Position: President and CEO, Verizon Wireless
Age: 53
Location: Basking Ridge, N.J.
McAdam has put Verizon Wireless on a course to support non-Verizon devices and applications, a major departure for the historically closed carrier. “If we move out five or ten years, we should be able to take our phone and change from carrier to carrier,” said independent analyst Jeff Kagan. “Verizon started that ball rolling. As soon as they said it, all the carriers jumped in and said they were doing the same thing.”
GSM networks (like AT&T and T-Mobile) are already somewhat open by design, but Verizon’s announcement still has weight. “In terms of leadership, this announcement is an important step because it creates some pressure on the industry to open up the mobile Internet,” said IDC analyst Karsten Weide.

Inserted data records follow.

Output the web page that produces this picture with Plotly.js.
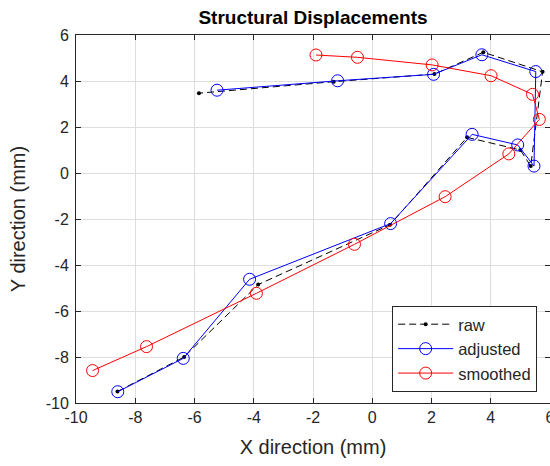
<!DOCTYPE html>
<html>
<head>
<meta charset="utf-8">
<script src="https://cdn.plot.ly/plotly-3.0.1.min.js"></script>
<style>html,body{margin:0;padding:0;background:#fff;}#chart{width:550px;height:466px;}</style>
</head>
<body>
<div id="chart"></div>
<script>
// Data (mm)
const rawX      = [-8.6, -6.35, -3.85, 0.6, 3.2, 5.0, 5.35, 5.75, 3.75, 2.1, -1.3, -5.85];
const rawY      = [-9.5, -8.0, -4.85, -2.25, 1.55, 1.0, 0.3, 4.4, 5.25, 4.3, 3.97, 3.47];
const adjX      = [-8.59, -6.38, -4.14, 0.62, 3.37, 4.91, 5.46, 5.52, 3.70, 2.07, -1.17, -5.24];
const adjY      = [-9.51, -8.06, -4.62, -2.2, 1.68, 1.22, 0.30, 4.41, 5.14, 4.29, 4.01, 3.60];
const smoothX   = [-9.44, -7.62, -3.91, -0.6, 2.46, 4.61, 5.64, 5.41, 4.01, 2.02, -0.5, -1.9];
const smoothY   = [-8.59, -7.55, -5.23, -3.1, -1.03, 0.83, 2.33, 3.42, 4.23, 4.70, 5.03, 5.13];
const seriesNames = ['raw', 'adjusted', 'smoothed'];
const xTicks = [-10, -8, -6, -4, -2, 0, 2, 4, 6];
const yTicks = [-10, -8, -6, -4, -2, 0, 2, 4, 6];

const FONT = 'Liberation Sans, Arial, Helvetica, sans-serif';
const AX = '#262626';

const traces = [
  {x: rawX, y: rawY, name: seriesNames[0], type: 'scatter', mode: 'lines+markers',
   line: {color: '#000000', width: 1, dash: '7px,4px'},
   marker: {symbol: 'circle', size: 4, color: '#000000'}},
  {x: adjX, y: adjY, name: seriesNames[1], type: 'scatter', mode: 'lines+markers',
   line: {color: '#0000ff', width: 1},
   marker: {symbol: 'circle-open', size: 12, color: '#0000ff', line: {width: 1, color: '#0000ff'}}},
  {x: smoothX, y: smoothY, name: seriesNames[2], type: 'scatter', mode: 'lines+markers',
   line: {color: '#ff0000', width: 1},
   marker: {symbol: 'circle-open', size: 12, color: '#ff0000', line: {width: 1, color: '#ff0000'}}}
];

const axisCommon = {
  showline: true, linecolor: AX, linewidth: 1, mirror: 'ticks',
  ticks: 'inside', ticklen: 5, tickcolor: AX, tickwidth: 1,
  showgrid: true, gridcolor: '#dedede', gridwidth: 1,
  zeroline: false, tickfont: {family: FONT, size: 16, color: AX},
  ticklabeloverflow: 'allow',
  fixedrange: true
};

const layout = {
  width: 550, height: 466,
  margin: {l: 76, r: 0, t: 35, b: 63, pad: 0},
  paper_bgcolor: '#ffffff', plot_bgcolor: '#ffffff',
  font: {family: FONT, color: AX},
  title: {text: '<b>Structural Displacements</b>', font: {family: FONT, size: 19, color: '#000000'},
          xref: 'paper', x: 0.5, xanchor: 'center', yref: 'container', y: 1 - 17/466, yanchor: 'middle'},
  xaxis: Object.assign({}, axisCommon, {
    range: [-10, 6], tickvals: xTicks, ticktext: xTicks.map(String),
    title: {text: 'X direction (mm)', font: {family: FONT, size: 20, color: AX}, standoff: 14}
  }),
  yaxis: Object.assign({}, axisCommon, {
    range: [-10, 6], tickvals: yTicks, ticktext: yTicks.map(String), ticklabelstandoff: 3,
    title: {text: 'Y direction (mm)', font: {family: FONT, size: 20, color: AX}, standoff: 14}
  }),
  showlegend: true,
  legend: {x: 0.667, y: 0.03, xanchor: 'left', yanchor: 'bottom',
           bgcolor: '#ffffff', bordercolor: AX, borderwidth: 1, itemwidth: 55,
           font: {family: FONT, size: 16.5, color: AX}}
};

Plotly.newPlot('chart', traces, layout, {displayModeBar: false, staticPlot: true});
</script>
</body>
</html>
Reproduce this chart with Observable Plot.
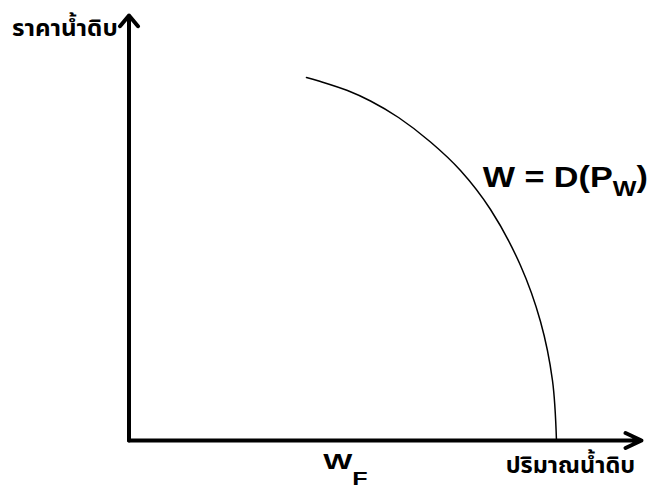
<!DOCTYPE html>
<html><head><meta charset="utf-8">
<script src="https://cdn.jsdelivr.net/npm/d3@7"></script>
<script src="https://cdn.jsdelivr.net/npm/@observablehq/plot@0.6"></script>
<style>body{margin:0;background:#fff} svg{display:block}</style>
</head><body><div id="chart"></div>
<script>
// Demand curve for raw water (axis units 0..10)
const quantity = [3.463, 3.737, 4.263, 4.712, 5.259, 5.883, 6.468, 7.054, 7.639, 8.029, 8.263, 8.341];
const price    = [8.541, 8.447, 8.235, 7.988, 7.600, 7.024, 6.353, 5.435, 4.118, 2.800, 1.412, 0];
const axisMax = 10;
const yLabel = "ราคาน้ำดิบ";
const xLabel = "ปริมาณน้ำดิบ";
const curveLabel = ["W = D(P", "W", ")"];
const pointLabel = ["W", "F"];

const curve = quantity.map((q, i) => ({q, p: price[i]}));
const thai = "'Noto Sans Thai', 'Noto Sans Thai UI', Loma, Tahoma, 'DejaVu Sans', sans-serif";
const latin = "'Liberation Sans', Arial, sans-serif";

const chart = Plot.plot({
  width: 651, height: 488,
  marginLeft: 128.5, marginRight: 10, marginTop: 15, marginBottom: 48,
  x: {domain: [0, axisMax], axis: null},
  y: {domain: [0, axisMax], axis: null},
  style: {background: "white", overflow: "visible"},
  marks: [
    Plot.line(curve, {x: "q", y: "p", curve: "catmull-rom", stroke: "black", strokeWidth: 1.5}),
    Plot.arrow([0], {x1: 0, y1: 0, x2: axisMax, y2: 0, stroke: "black", strokeWidth: 4, headAngle: 50, headLength: 6.6}),
    Plot.arrow([0], {x1: 0, y1: 0, x2: 0, y2: axisMax, stroke: "black", strokeWidth: 4, headAngle: 80, headLength: 5.25}),
    Plot.text([yLabel], {x: -0.22, y: 9.506, text: d => d, textAnchor: "end", fontSize: 23, fontWeight: "bold", fontFamily: thai, fill: "black"}),
    Plot.text([xLabel], {x: 7.35, y: -0.776, text: d => d, textAnchor: "start", fontSize: 23, fontWeight: "bold", fontFamily: thai, fill: "black"}),
    Plot.text([curveLabel], {x: 6.9, y: 5.953, text: d => d.join(""), textAnchor: "start", fontSize: 30, fontWeight: "bold", fontFamily: latin, fill: "black"}),
    Plot.text([pointLabel], {x: 3.79, y: -0.659, text: d => d.join(""), textAnchor: "start", fontSize: 22, fontWeight: "bold", fontFamily: latin, fill: "black"})
  ]
});
document.getElementById("chart").appendChild(chart);

const svg = d3.select(chart);
// the anchor point is the text baseline; font settings inline on each text
const fonts = new Map([[yLabel, [thai, 23]], [xLabel, [thai, 23]], [curveLabel.join(""), [latin, 30]], [pointLabel.join(""), [latin, 22]]]);
const stretch = new Map([[yLabel, 1.05], [xLabel, 1.02], [curveLabel.join(""), 1.14], [pointLabel.join(""), 1.4]]);
svg.selectAll("text").each(function() {
  this.removeAttribute("y");
  this.removeAttribute("dy");
  const f = fonts.get(this.textContent);
  if (f) this.setAttribute("style", `font-family:${f[0]};font-size:${f[1]}px;font-weight:700;fill:#000`);
  const s = stretch.get(this.textContent);
  if (s) this.setAttribute("transform", (this.getAttribute("transform") || "") + ` scale(${s},1)`);
});
function subscript(parts, subSize, shift) {
  svg.selectAll("text").filter(function() { return this.textContent === parts.join(""); }).each(function() {
    const t = d3.select(this);
    t.text(null);
    t.append("tspan").text(parts[0]);
    t.append("tspan").style("font-size", subSize + "px").attr("dy", shift).text(parts[1]);
    if (parts[2]) t.append("tspan").attr("dy", -shift).text(parts[2]);
  });
}
subscript(curveLabel, 22, 8);
subscript(pointLabel, 18, 16);
// force layout so the text is measured with its final fonts
svg.selectAll("text").each(function() { this.getBBox(); getComputedStyle(this).fontWeight; });
</script></body></html>
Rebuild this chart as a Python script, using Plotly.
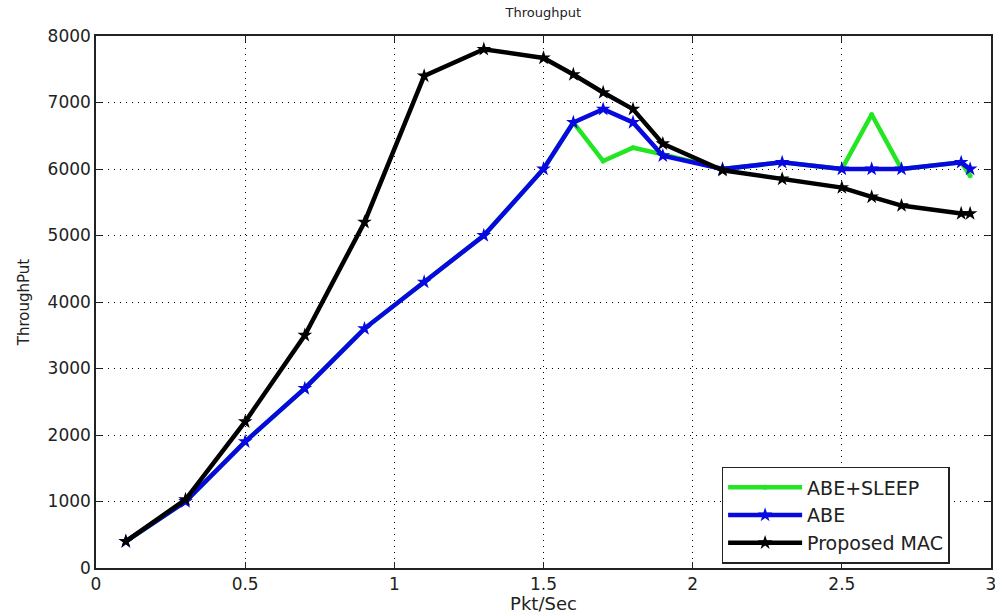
import plotly.graph_objects as go

x_vals = [0.1, 0.3, 0.5, 0.7, 0.9, 1.1, 1.3, 1.5, 1.6, 1.7, 1.8, 1.9, 2.1, 2.3, 2.5, 2.6, 2.7, 2.9, 2.93]
abe_sleep = [400, 1000, 1900, 2700, 3600, 4300, 5000, 6000, 6700, 6120, 6320, 6220, 6000, 6100, 6000, 6820, 6000, 6100, 5900]
abe = [400, 1000, 1900, 2700, 3600, 4300, 5000, 6000, 6700, 6900, 6700, 6200, 6000, 6100, 6000, 6000, 6000, 6100, 6000]
proposed = [400, 1030, 2200, 3500, 5200, 7400, 7800, 7670, 7420, 7150, 6900, 6380, 5980, 5850, 5720, 5580, 5450, 5330, 5330]

x_ticks = [0, 0.5, 1, 1.5, 2, 2.5, 3]
x_tick_text = ["0", "0.5", "1", "1.5", "2", "2.5", "3"]
y_ticks = [0, 1000, 2000, 3000, 4000, 5000, 6000, 7000, 8000]

FONT = "DejaVu Sans, Verdana, sans-serif"

fig = go.Figure()
fig.add_trace(go.Scatter(x=x_vals, y=abe_sleep, name="ABE+SLEEP", mode="lines+markers",
                         line=dict(color="#22e622", width=4.5),
                         marker=dict(symbol="circle", size=5, color="#22e622")))
fig.add_trace(go.Scatter(x=x_vals, y=abe, name="ABE", mode="lines+markers",
                         line=dict(color="#0808e0", width=4.5),
                         marker=dict(symbol="star", size=11, color="#0808e0")))
fig.add_trace(go.Scatter(x=x_vals, y=proposed, name="Proposed MAC", mode="lines+markers",
                         line=dict(color="black", width=4.5),
                         marker=dict(symbol="star", size=11, color="black")))

axis_common = dict(showline=True, linecolor="#222", linewidth=1.5, mirror="ticks",
                   ticks="inside", ticklen=6, tickcolor="#222", automargin=False,
                   ticklabeloverflow="allow",
                   showgrid=True, gridcolor="black", griddash="1px,5px", gridwidth=1,
                   zeroline=False, tickfont=dict(size=17, color="#222", family=FONT))

fig.update_layout(
    width=995, height=614,
    margin=dict(l=96, r=4, t=36, b=46),
    paper_bgcolor="white", plot_bgcolor="white",
    font=dict(family=FONT, color="#222"),
    title=dict(text="Throughput", x=0.546, xanchor="center", y=0.98, yanchor="middle",
               font=dict(size=13)),
    xaxis=dict(range=[0, 3], tickvals=x_ticks, ticktext=x_tick_text,
               title=dict(text="Pkt/Sec", font=dict(size=18), standoff=2), **axis_common),
    yaxis=dict(range=[0, 8000], tickvals=y_ticks,
               title=dict(text="ThroughPut", font=dict(size=15), standoff=14), **axis_common),
    legend=dict(x=0.699, y=0.19, xanchor="left", yanchor="top",
                bordercolor="#222", borderwidth=1.5, bgcolor="white",
                font=dict(size=19), tracegroupgap=0, itemwidth=74),
    showlegend=True,
)

fig.write_html("out.html", config={"displayModeBar": False},
               post_script="document.body.style.margin='0';document.body.style.overflow='hidden';")
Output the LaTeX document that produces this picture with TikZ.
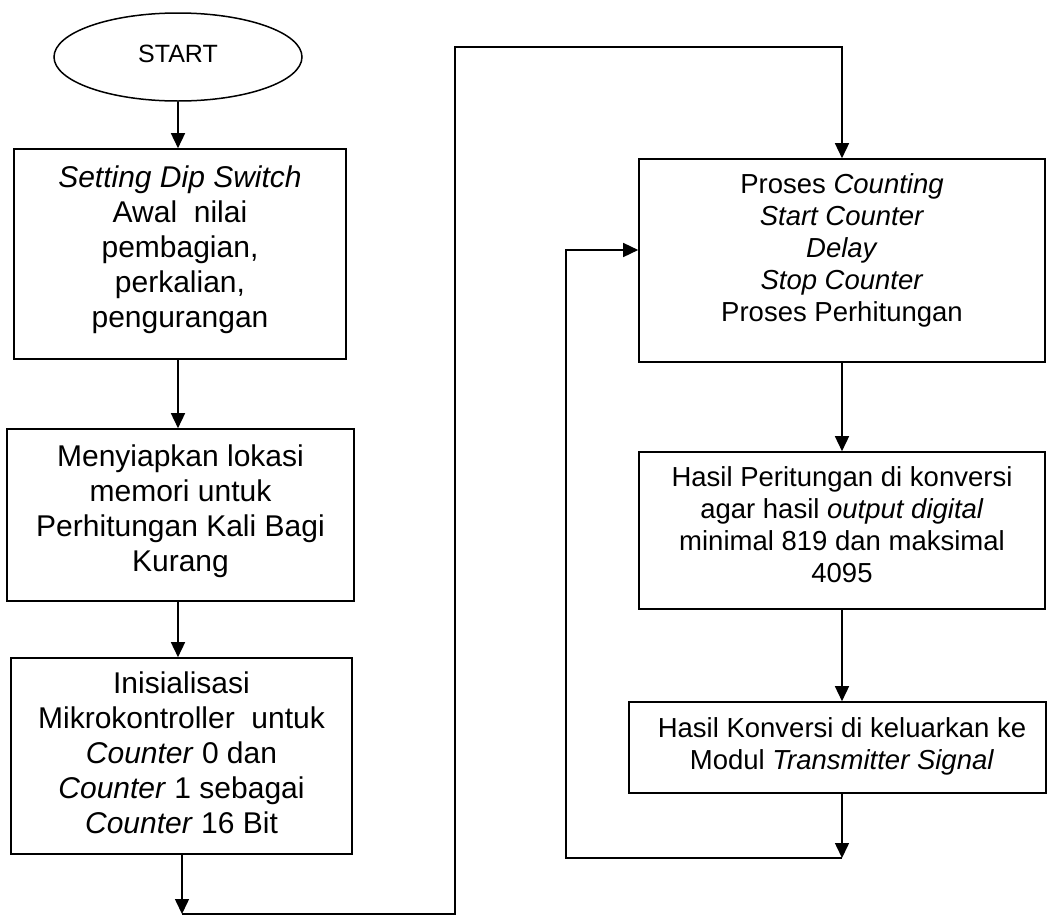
\documentclass[tikz,border=0pt]{standalone}
\usepackage{fontspec}
\setmainfont{Liberation Sans}
\usetikzlibrary{arrows.meta,shapes.geometric}
\begin{document}
\begin{tikzpicture}[x=1pt,y=-1pt,
  box/.style={draw,line width=1.6pt,rectangle,inner sep=0pt},
  txtA/.style={align=center,font=\fontsize{30}{35}\selectfont,inner sep=0pt},
  txtB/.style={align=center,font=\fontsize{27.5}{32}\selectfont,inner sep=0pt},
  conn/.style={line width=1.5pt},
  arr/.style={conn,-{Triangle[length=15pt,width=14pt]}}]
\useasboundingbox (0,0) rectangle (1047,916);

\node[draw,line width=1.5pt,ellipse,inner sep=0pt,minimum width=248pt,minimum height=88pt,
      font=\fontsize{25}{30}\selectfont,text depth=6pt] (start) at (178,57) {START};

\node[box,minimum width=332pt,minimum height=210pt] (b1) at (180,254) {};
\node[txtA] (t1) at (180,249.5) {\textit{Setting Dip Switch}\\Awal~~nilai\\pembagian,\\perkalian,\\pengurangan};

\node[box,minimum width=347pt,minimum height=172pt] (b2) at (180.5,515) {};
\node[txtA] (t2) at (180.5,511.5) {Menyiapkan lokasi\\memori untuk\\Perhitungan Kali Bagi\\Kurang};

\node[box,minimum width=341pt,minimum height=196pt] (b3) at (181.5,756) {};
\node[txtA] (t3) at (181.5,753) {Inisialisasi\\Mikrokontroller~~untuk\\\textit{Counter} 0 dan\\\textit{Counter} 1 sebagai\\\textit{Counter} 16 Bit};

\node[box,minimum width=406pt,minimum height=203pt] (b4) at (842,260.5) {};
\node[txtB] (t4) at (842,250) {Proses \textit{Counting}\\\textit{Start Counter}\\\textit{Delay}\\\textit{Stop Counter}\\Proses Perhitungan};

\node[box,minimum width=406pt,minimum height=157pt] (b5) at (842,530.5) {};
\node[txtB] (t5) at (842,524.5) {Hasil Peritungan di konversi\\agar hasil \textit{output digital}\\minimal 819 dan maksimal\\4095};

\node[box,minimum width=417pt,minimum height=91pt] (b6) at (837.5,747.5) {};
\node[txtB] (t6) at (842,746) {Hasil Konversi di keluarkan ke\\Modul \textit{Transmitter Signal}};

\coordinate (c1) at (182,914);
\coordinate (c2) at (455,914);
\coordinate (c3) at (455,47);
\coordinate (c4) at (842,47);
\coordinate (d1) at (842,858);
\coordinate (d2) at (566,858);
\coordinate (d3) at (566,250);

\draw[arr] (start.south) -- (start.south |- b1.north);
\draw[arr] (start.south |- b1.south) -- (start.south |- b2.north);
\draw[arr] (start.south |- b2.south) -- (start.south |- b3.north);
\draw[arr] (b3.south -| c1) -- (c1);
\draw[arr] (c1) -- (c2) -- (c3) -- (c4) -- (c4 |- b4.north);
\draw[arr] (b4.south -| c4) -- (c4 |- b5.north);
\draw[arr] (b5.south -| c4) -- (c4 |- b6.north);
\draw[arr] (b6.south -| d1) -- (d1);
\draw[arr] (d1) -- (d2) -- (d3) -- (d3 -| b4.west);
\end{tikzpicture}
\end{document}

McAdam also led Verizon Wireless to be the first national carrier with an “unlimited” plan, with AT&T and T-Mobile announcing similar plans on the same day and Sprint’s version following a week later. “Sprint offers a more comprehensive plan than Verizon, but the fact that [Verizon] came out ahead of time spoiled the party for Sprint a little,” Gartner analyst Tole Heart suggested.
“It changed the wireless world,” Kagan said. “Could you say it was Verizon who started it? Or was it Dan Hesse [Sprint’s CEO, who had been quoted considering the move earlier]? I don’t know . . . but Verizon was first.”
Another far-reaching decision was to use LTE technology for 4G, effectively abandoning the carrier’s CDMA heritage and bringing it more in line with the rest of the world. “There are lots of advantages,” Heart said, citing greater handset selection, global roaming, and lower equipment costs among them.
McAdam will be leveraging Verizon Wireless’ recent $9.36 billion 700-MHz auction bounty to roll out the network beginning in 2010, which the company has said will bring “a tidal wave of innovation” to the wireless space.